Letter
Hydrofracking will have ‘devastating’ effects
By Susan L. Sprecher
Recent comments from gas industry spokesman John Holko and his lawyer sound like they are trying to blackmail Livingston County into accepting horizontal hydraulic fracturing extraction methods.
Holko threatens to close down vertical wells operating here since, he says, they function no differently from proposed hydrofracking wells. Untrue, John, untrue.
You might as well compare the atomic bombs dropped on Japan to the buzz bombs that hit London.
Hydrofracking will devastate this county. It’s not just that the tourists aren’t going to want to spend time here after fracking gets going; we aren’t going to want to live here ourselves.
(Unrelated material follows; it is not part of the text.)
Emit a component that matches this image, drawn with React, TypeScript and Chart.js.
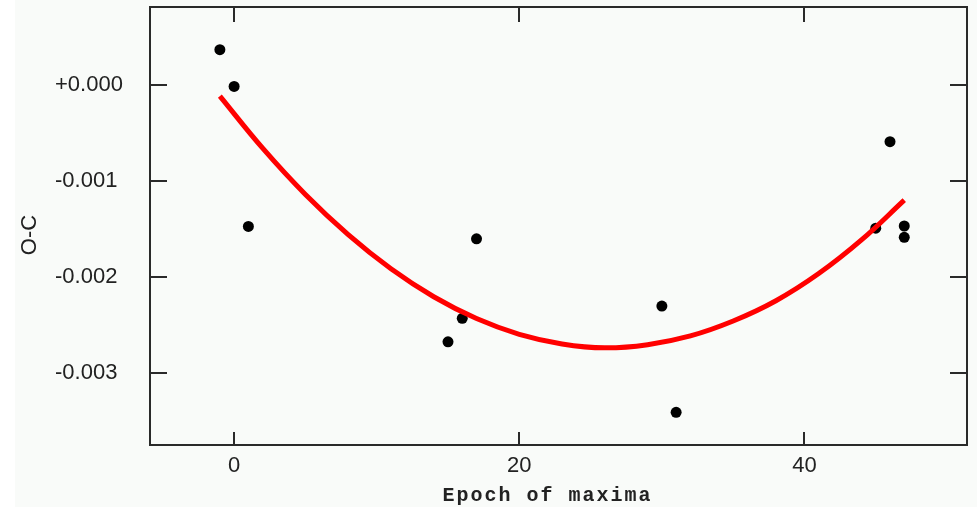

Will our kids bring the grandchildren to visit when there are industrial gas flares burning off hydrocarbons every mile in all directions across the valley?
When waste-filled semi-trailers grind through town every minute not just of the day but all through the night? Where will you take the grandkids swimming when the lakes and farm ponds have contaminated slick water seeping into them?
How will the kids get a drink of clean water when you have to pump it out of a plastic water buffalo parked in the backyard?
We do not have to bow down before the extractive gas industry or hustle to their tune. That gas is not going anywhere while we wait for safer, less disruptive drilling methods.
Why not leave it in the ground until we can use it ourselves, instead of shipping it off to the Orient?